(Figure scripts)
---+---

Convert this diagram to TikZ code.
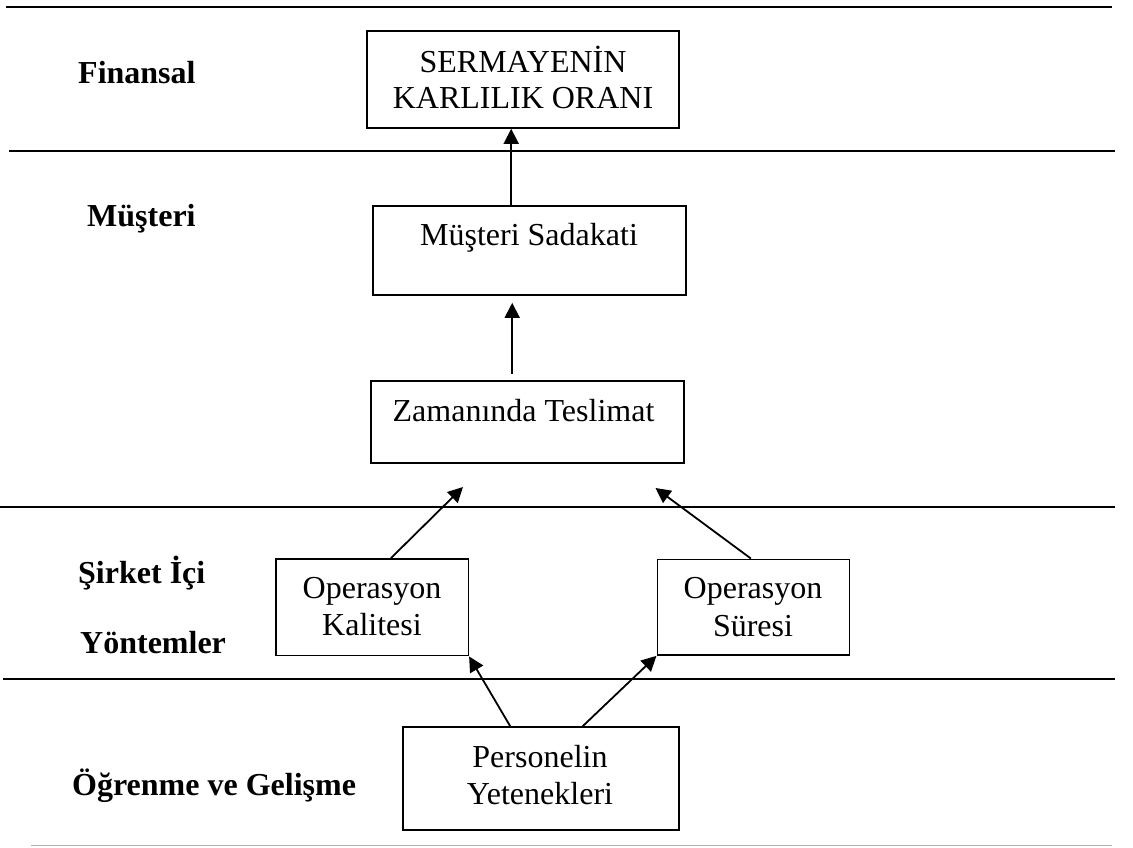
\documentclass[tikz,border=0pt]{standalone}
\usepackage{fontspec}
\setmainfont{Liberation Serif}
\usetikzlibrary{arrows.meta,calc}

\tikzset{
  box/.style={draw=black, line width=1.6pt, rectangle, inner sep=0pt},
  boxtext/.style={anchor=base, inner sep=0pt, font=\fontsize{32}{37}\selectfont},
  rowlabel/.style={anchor=base west, inner sep=0pt, font=\fontsize{32}{37}\selectfont\bfseries},
  arr/.style={line width=1.8pt, -{Triangle[length=15pt,width=15pt]}},
  thickrule/.style={line width=2.6pt},
  thinrule/.style={line width=1.6pt},
  greyrule/.style={line width=1.6pt, draw=black!30}
}

\begin{document}
\begin{tikzpicture}[x=1pt, y=-1pt]
  \useasboundingbox (0,0) rectangle (1133,847);

  % perspective separators
  \draw[thickrule] (6,7) -- (1112,7);
  \draw[thickrule] (9,151) -- (1115,151);
  \draw[thinrule] (0,506.7) -- (1115,506.7);
  \draw[thinrule] (3,679) -- (1115,679);
  \draw[greyrule] (31,845.5) -- (1112,845.5);

  % perspective names
  \node[rowlabel] (lfin) at (78,83) {Finansal};
  \node[rowlabel] (lmus) at (87,226) {Müşteri};
  \node[rowlabel] (lsir) at (78,583) {Şirket İçi};
  \node[rowlabel] (lyon) at (80,653) {Yöntemler};
  \node[rowlabel] (logr) at (72,795) {Öğrenme ve Gelişme};

  % objective boxes
  \node[box, minimum width=312pt, minimum height=97pt] (serm) at (523,79.5) {};
  \node[boxtext] (sermA) at (523,72) {SERMAYENİN};
  \node[boxtext] (sermB) at (523,108) {KARLILIK ORANI};

  \node[box, minimum width=313pt, minimum height=89.3pt] (musb) at (529.5,250.4) {};
  \node[boxtext] (musbt) at (529,245) {Müşteri Sadakati};

  \node[box, minimum width=313pt, minimum height=82pt] (zam) at (527.5,422) {};
  \node[boxtext] (zamt) at (523.5,421) {Zamanında Teslimat};

  \node[box, minimum width=192.6pt, minimum height=96.7pt] (kal) at (372,607.3) {};
  \node[boxtext] (kalA) at (372,598) {Operasyon};
  \node[boxtext] (kalB) at (372,635) {Kalitesi};

  \node[box, minimum width=192pt, minimum height=95.7pt] (sur) at (753.3,607.2) {};
  \node[boxtext] (surA) at (753,598) {Operasyon};
  \node[boxtext] (surB) at (753,636) {Süresi};

  \node[box, minimum width=276pt, minimum height=103pt] (pers) at (541,778.5) {};
  \node[boxtext] (persA) at (540,767) {Personelin};
  \node[boxtext] (persB) at (540,804) {Yetenekleri};

  % free arrow ends below the delivery box
  \coordinate (tipL) at (463,487);
  \coordinate (tipR) at (655.5,488);

  % cause-and-effect links
  \draw[arr] ($(musb.north west)+(139,0)$) -- ($(serm.south west)+(145,0)$);
  \draw[arr] ($(zam.north west)+(142,-6)$) -- ($(musb.south west)+(140,7)$);
  \draw[arr] ($(kal.north west)+(116,0)$) -- (tipL);
  \draw[arr] ($(sur.north west)+(94.4,0)$) -- (tipR);
  \draw[arr] ($(pers.north west)+(108,0)$) -- (kal.south east);
  \draw[arr] ($(pers.north west)+(180.5,0)$) -- (sur.south west);
\end{tikzpicture}
\end{document}
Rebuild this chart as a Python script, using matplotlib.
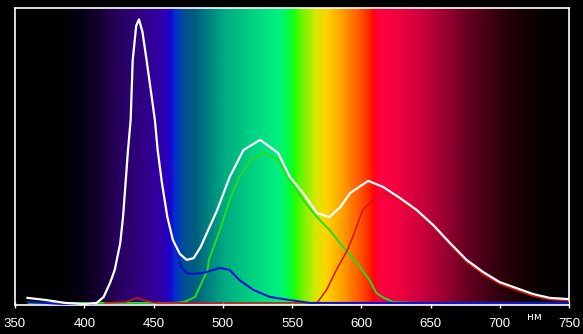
import numpy as np
import matplotlib
matplotlib.use("Agg")
import matplotlib.pyplot as plt
from matplotlib.colors import LinearSegmentedColormap

# spectrum background colour stops (nm, colour)
spectrum_nm = [350, 380, 395, 410, 425, 440, 455, 462, 465, 472, 480, 500, 520, 540, 548,
               552, 560, 568, 575, 588, 600, 606, 610, 613, 628, 645, 662, 678, 697, 715, 735, 750]
spectrum_col = ["#000000", "#000000", "#050010", "#150030", "#280060", "#300080", "#3000a8",
                "#2000d0", "#0030d0", "#005090", "#006080", "#00a880", "#00d080", "#00f080",
                "#00ff40", "#20ff00", "#90f000", "#d8e800", "#ffd400", "#ff9800", "#ff5000",
                "#ff2800", "#ff0010", "#ff0040", "#f00040", "#c8003c", "#980030", "#640020",
                "#380010", "#1a0005", "#040000", "#000000"]

# white: total spectrum
white_nm = [359, 372, 386, 400, 409, 414, 418.6, 422, 426, 428, 431.6, 433.5, 435, 437.5,
            439.5, 442, 445, 451, 453, 456, 460, 464, 469, 474, 479, 484, 496, 505, 515, 527,
            540, 548.5, 558, 568, 577, 585, 592, 605, 616, 628, 640, 652, 664, 676, 688, 700,
            712, 724, 736, 749]
white_val = [2.4, 1.7, 0.7, 0.3, 0.7, 2.7, 7.4, 11.8, 20.9, 29.6, 52.2, 62.3, 82.5, 94.0,
             96.2, 92.0, 82.5, 62.3, 52.2, 41.4, 29.6, 21.9, 17.2, 15.2, 15.8, 19.5, 32.0,
             43.1, 52.2, 55.6, 51.2, 43.1, 37.7, 31.0, 29.6, 33.0, 37.7, 41.8, 39.7, 36.0,
             32.0, 26.9, 20.9, 15.2, 11.1, 7.7, 5.7, 3.7, 2.4, 2.0]

# red
red_nm = [415, 430, 438, 445, 452, 480, 568, 575, 582, 590, 595, 601, 611, 616, 628, 640,
          652, 664, 676, 688, 700, 712, 724, 736, 749]
red_val = [0.7, 1.0, 2.4, 1.3, 0.7, 0.7, 0.7, 5.1, 11.8, 18.5, 24.2, 32.0, 36.4, 37.7, 35.0,
           31.3, 26.3, 20.3, 14.5, 10.4, 7.1, 5.0, 3.0, 1.8, 1.5]

# green
green_nm = [360, 460, 465.5, 472, 480, 489, 490, 498, 505, 512, 520, 530.5, 540, 548, 558,
            568, 577, 587, 597, 606, 611, 616, 623, 640, 750]
green_val = [0.7, 0.7, 0.7, 1.0, 2.7, 11.8, 15.2, 25.3, 35.4, 43.1, 48.8, 51.2, 48.8, 42.4,
             35.4, 29.6, 25.3, 19.5, 14.1, 8.4, 4.0, 2.5, 1.0, 0.7, 0.7]

# blue
blue_nm = [359, 372, 386, 400, 409, 414, 418.6, 422, 426, 428, 431.6, 433.5, 435, 437.5,
           439.5, 442, 445, 451, 453, 456, 460, 464, 467, 470, 474, 478, 486, 498, 505, 512,
           522, 534, 548, 563, 750]
blue_val = [1.0, 0.7, 0.3, 0.3, 0.7, 2.7, 7.4, 11.8, 20.9, 29.6, 52.2, 62.3, 82.5, 94.0,
            96.2, 92.0, 82.5, 62.3, 52.2, 41.4, 29.6, 21.9, 18.5, 12.8, 10.8, 10.5, 10.8,
            12.5, 11.8, 8.4, 5.1, 2.7, 1.7, 0.7, 0.7]

ticks = [350, 400, 450, 500, 550, 600, 650, 700, 750]

fig = plt.figure(figsize=(5.83, 3.34), dpi=100, facecolor="black")
ax = fig.add_axes([15 / 583, 29 / 334, 554 / 583, 297 / 334])
ax.set_facecolor("black")

# spectrum background
cmap = LinearSegmentedColormap.from_list(
    "spec", [((w - 350) / 400, c) for w, c in zip(spectrum_nm, spectrum_col)])
grad = np.linspace(0, 1, 800).reshape(1, -1)
ax.imshow(grad, cmap=cmap, aspect="auto", extent=(350, 750, 0, 100),
          interpolation="bilinear", zorder=0)

ax.plot(green_nm, green_val, color="#22dd22", lw=1.4, zorder=2)
ax.plot(red_nm, red_val, color="#dd1010", lw=1.1, zorder=3)
ax.plot(blue_nm, blue_val, color="#0a14d0", lw=1.5, zorder=4)
ax.plot(white_nm, white_val, color="white", lw=1.6, zorder=5)

ax.set_xlim(350, 750)
ax.set_ylim(0, 100)
ax.set_yticks([])
ax.set_xticks(ticks)
ax.set_xticklabels([str(t) for t in ticks])
ax.tick_params(axis="x", colors="white", direction="inout", length=5, width=1,
               pad=7, labelsize=9.5)
for lbl in ax.get_xticklabels():
    lbl.set_fontfamily("Liberation Sans")
for s in ax.spines.values():
    s.set_color("white")
    s.set_linewidth(1.2)

fig.text(534 / 583, 1 - 317 / 334, "нм", color="white", fontsize=7.5,
         ha="center", va="center")

fig.savefig("out.png", dpi=100, facecolor="black")
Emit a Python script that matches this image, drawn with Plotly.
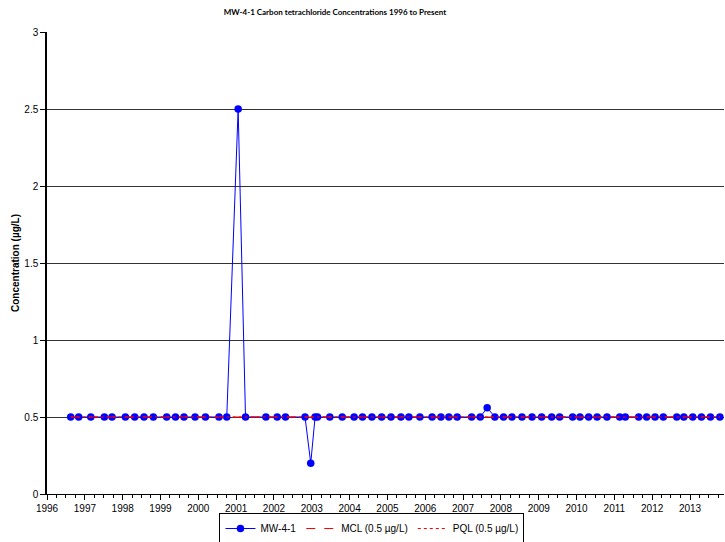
import plotly.graph_objects as go

# ---- data ----
sample_dates = [
    "1996-08-17", "1996-11-02", "1997-02-27", "1997-07-08", "1997-09-20",
    "1998-01-27", "1998-04-27", "1998-07-26", "1998-10-24", "1999-03-02",
    "1999-05-26", "1999-08-16", "1999-12-01", "2000-03-10", "2000-07-19",
    "2000-10-02", "2001-01-20", "2001-04-01", "2001-10-15", "2002-02-01",
    "2002-04-22", "2002-10-28", "2002-12-22", "2003-02-02", "2003-02-25",
    "2003-06-24", "2003-10-22", "2004-02-14", "2004-05-05", "2004-08-04",
    "2004-11-06", "2005-02-04", "2005-05-11", "2005-07-27", "2005-11-10",
    "2006-03-08", "2006-06-01", "2006-08-17", "2006-11-05", "2007-03-25",
    "2007-06-16", "2007-08-22", "2007-11-04", "2008-01-27", "2008-04-17",
    "2008-07-23", "2008-10-28", "2009-01-29", "2009-05-06", "2009-07-22",
    "2009-11-24", "2010-02-03", "2010-04-28", "2010-07-19", "2010-10-22",
    "2011-02-22", "2011-04-17", "2011-08-24", "2011-11-09", "2012-01-29",
    "2012-04-18", "2012-08-26", "2012-11-02", "2013-01-27", "2013-04-21",
    "2013-07-17", "2013-10-16",
]
mw_4_1 = [
    0.5, 0.5, 0.5, 0.5, 0.5,
    0.5, 0.5, 0.5, 0.5, 0.5,
    0.5, 0.5, 0.5, 0.5, 0.5,
    0.5, 2.5, 0.5, 0.5, 0.5,
    0.5, 0.5, 0.2, 0.5, 0.5,
    0.5, 0.5, 0.5, 0.5, 0.5,
    0.5, 0.5, 0.5, 0.5, 0.5,
    0.5, 0.5, 0.5, 0.5, 0.5,
    0.5, 0.56, 0.5, 0.5, 0.5,
    0.5, 0.5, 0.5, 0.5, 0.5,
    0.5, 0.5, 0.5, 0.5, 0.5,
    0.5, 0.5, 0.5, 0.5, 0.5,
    0.5, 0.5, 0.5, 0.5, 0.5,
    0.5, 0.5,
]
limit_dates = [sample_dates[0], sample_dates[-1]]
mcl_values = [0.5, 0.5]
pql_values = [0.5, 0.5]

title_text = "MW-4-1 Carbon tetrachloride Concentrations 1996 to Present"
y_title = "Concentration (µg/L)"
x_range = ["1996-01-01", "2013-11-25"]
y_range = [0, 3]

FONT = "Liberation Sans"

fig = go.Figure()
fig.add_trace(go.Scatter(
    x=sample_dates, y=mw_4_1, name="MW-4-1", mode="lines+markers",
    line=dict(color="#0000FF", width=1),
    marker=dict(color="#0000FF", size=7.5, symbol="circle"),
))
fig.add_trace(go.Scatter(
    x=limit_dates, y=mcl_values, name="MCL (0.5 µg/L)", mode="lines",
    line=dict(color="#FF0000", width=1, dash="dash"),
))
fig.add_trace(go.Scatter(
    x=limit_dates, y=pql_values, name="PQL (0.5 µg/L)", mode="lines",
    line=dict(color="#FF0000", width=1, dash="dot"),
))

fig.update_layout(
    width=725, height=542,
    margin=dict(l=47, r=1, t=32, b=48, autoexpand=False),
    paper_bgcolor="white", plot_bgcolor="white",
    font=dict(family=FONT, size=10, color="black"),
    title=dict(text="<b>" + title_text + "</b>", x=(335 - 47) / 677, xref="paper",
               y=1 - 12 / 542, yref="container", yanchor="middle", xanchor="center",
               font=dict(family="Lato", size=8, color="black")),
    showlegend=True,
    legend=dict(orientation="h", x=0.48, xanchor="center",
                y=1 - 513 / 542, yref="container", yanchor="top",
                bordercolor="black", borderwidth=1, bgcolor="white",
                font=dict(family=FONT, size=10), itemwidth=30,
                tracegroupgap=0),
)
fig.update_xaxes(
    type="date", range=x_range, dtick="M12", tick0="1996-01-01", tickformat="%Y",
    ticks="outside", ticklen=5, tickcolor="black", tickwidth=1,
    minor=dict(dtick="M3", ticks="outside", ticklen=3, tickcolor="black", showgrid=False),
    showgrid=False, showline=True, linecolor="black", linewidth=1,
    zeroline=False, tickfont=dict(family=FONT, size=10), automargin=False,
)
fig.update_yaxes(
    range=y_range, dtick=0.5, tick0=0,
    ticks="outside", ticklen=5, tickcolor="black", tickwidth=1,
    showgrid=True, gridcolor="#333333", gridwidth=1,
    showline=True, linecolor="black", linewidth=1.5, zeroline=False,
    title=dict(text="<b>" + y_title + "</b>", font=dict(family=FONT, size=10), standoff=3),
    tickfont=dict(family=FONT, size=10), automargin=False,
)

fig.write_html("out.html", config={"displayModeBar": False},
               post_script="document.body.style.margin='0';document.body.style.padding='0';")
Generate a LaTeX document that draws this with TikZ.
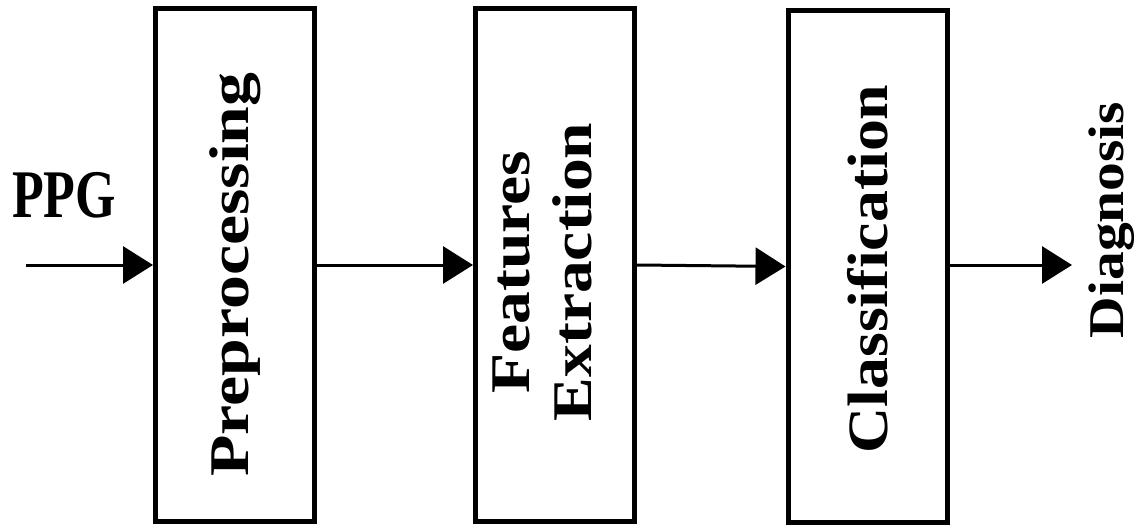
\documentclass[tikz,border=0pt]{standalone}
\usepackage{fontspec}
\setmainfont{Liberation Serif}
\usetikzlibrary{arrows.meta}

\begin{document}
\begin{tikzpicture}[x=1pt, y=-1pt,
    blk/.style={draw, line width=5pt, minimum width=159pt, minimum height=512pt, inner sep=0pt},
    lbl/.style={inner sep=0pt, font=\bfseries\fontsize{#1}{62}\selectfont},
    flow/.style={line width=3pt, -{Triangle[length=30pt,width=37pt]}}]
        \useasboundingbox (0,0) rectangle (1140,527);

        % blocks
        \node[blk] (pre) at (235,265) {};
        \node[blk] (feat) at (555,265) {};
        \node[blk] (cls) at (867.5,266.5) {};

        % block texts
        \node[lbl=56, yscale=1.21, rotate=90, anchor=base] (pretxt) at (248,274.5) {Preprocessing};
        \node[lbl=56, yscale=1.17, rotate=90, align=center] (feattxt) at (542.5,272) {Features\\Extraction};
        \node[lbl=57, yscale=1.12, rotate=90, anchor=base] (clstxt) at (887,269) {Classification};

        % input and output
        \node[lbl=52, yscale=1.31, anchor=base] (ppg) at (64,217) {PPG};
        \node[lbl=50, yscale=1.15, rotate=90, anchor=base] (diag) at (1123,220) {Diagnosis};
        \coordinate (in) at (26,265);
        \coordinate (out) at (1072,265);

        % arrows
        \draw[flow] (in) -- (in -| pre.west);
        \draw[flow] (pre.east) -- (feat.west);
        \draw[flow] (feat.east) -- (cls.west);
        \draw[flow] (out -| cls.east) -- (out);

      \end{tikzpicture}
\end{document}
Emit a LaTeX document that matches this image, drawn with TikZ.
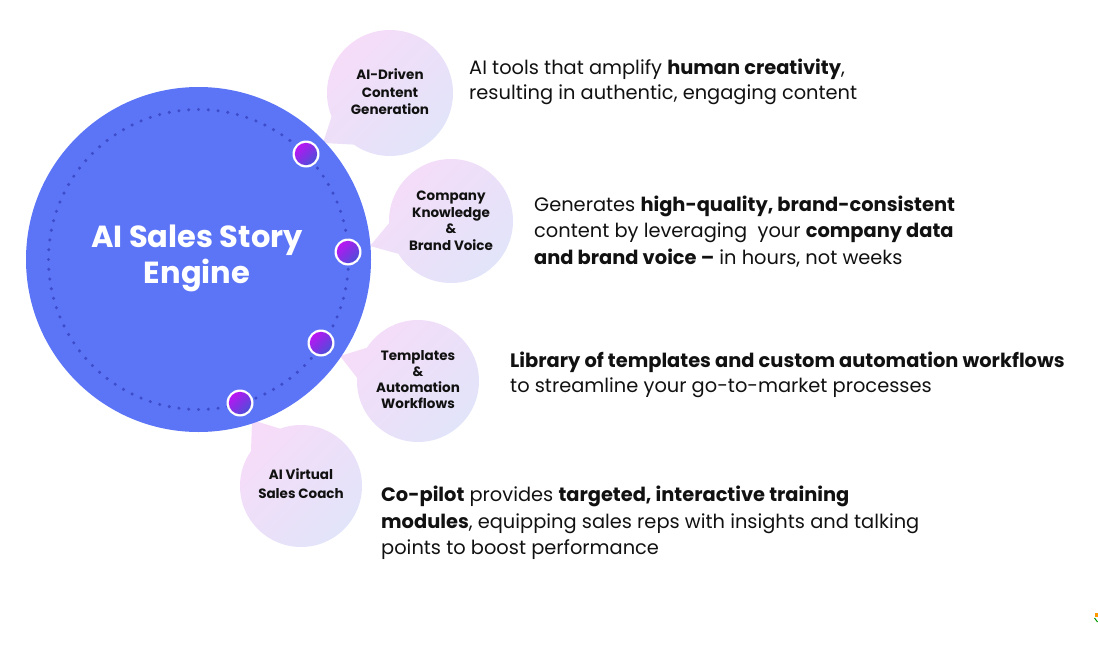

---+---

Problem details – Above are some records. Reproduce the lines from the one with "Rebuild this chart" down to the one with "32.0, 26.9, 20.9, 15.2, 11.1, 7.7, 5.7, 3.7, 2.4, 2.0]", keeping both, and leave every picture out.

Solution –
Rebuild this chart as a Python script, using matplotlib.
import numpy as np
import matplotlib
matplotlib.use("Agg")
import matplotlib.pyplot as plt
from matplotlib.colors import LinearSegmentedColormap

# spectrum background colour stops (nm, colour)
spectrum_nm = [350, 380, 395, 410, 425, 440, 455, 462, 465, 472, 480, 500, 520, 540, 548,
               552, 560, 568, 575, 588, 600, 606, 610, 613, 628, 645, 662, 678, 697, 715, 735, 750]
spectrum_col = ["#000000", "#000000", "#050010", "#150030", "#280060", "#300080", "#3000a8",
                "#2000d0", "#0030d0", "#005090", "#006080", "#00a880", "#00d080", "#00f080",
                "#00ff40", "#20ff00", "#90f000", "#d8e800", "#ffd400", "#ff9800", "#ff5000",
                "#ff2800", "#ff0010", "#ff0040", "#f00040", "#c8003c", "#980030", "#640020",
                "#380010", "#1a0005", "#040000", "#000000"]

# white: total spectrum
white_nm = [359, 372, 386, 400, 409, 414, 418.6, 422, 426, 428, 431.6, 433.5, 435, 437.5,
            439.5, 442, 445, 451, 453, 456, 460, 464, 469, 474, 479, 484, 496, 505, 515, 527,
            540, 548.5, 558, 568, 577, 585, 592, 605, 616, 628, 640, 652, 664, 676, 688, 700,
            712, 724, 736, 749]
white_val = [2.4, 1.7, 0.7, 0.3, 0.7, 2.7, 7.4, 11.8, 20.9, 29.6, 52.2, 62.3, 82.5, 94.0,
             96.2, 92.0, 82.5, 62.3, 52.2, 41.4, 29.6, 21.9, 17.2, 15.2, 15.8, 19.5, 32.0,
             43.1, 52.2, 55.6, 51.2, 43.1, 37.7, 31.0, 29.6, 33.0, 37.7, 41.8, 39.7, 36.0,
             32.0, 26.9, 20.9, 15.2, 11.1, 7.7, 5.7, 3.7, 2.4, 2.0]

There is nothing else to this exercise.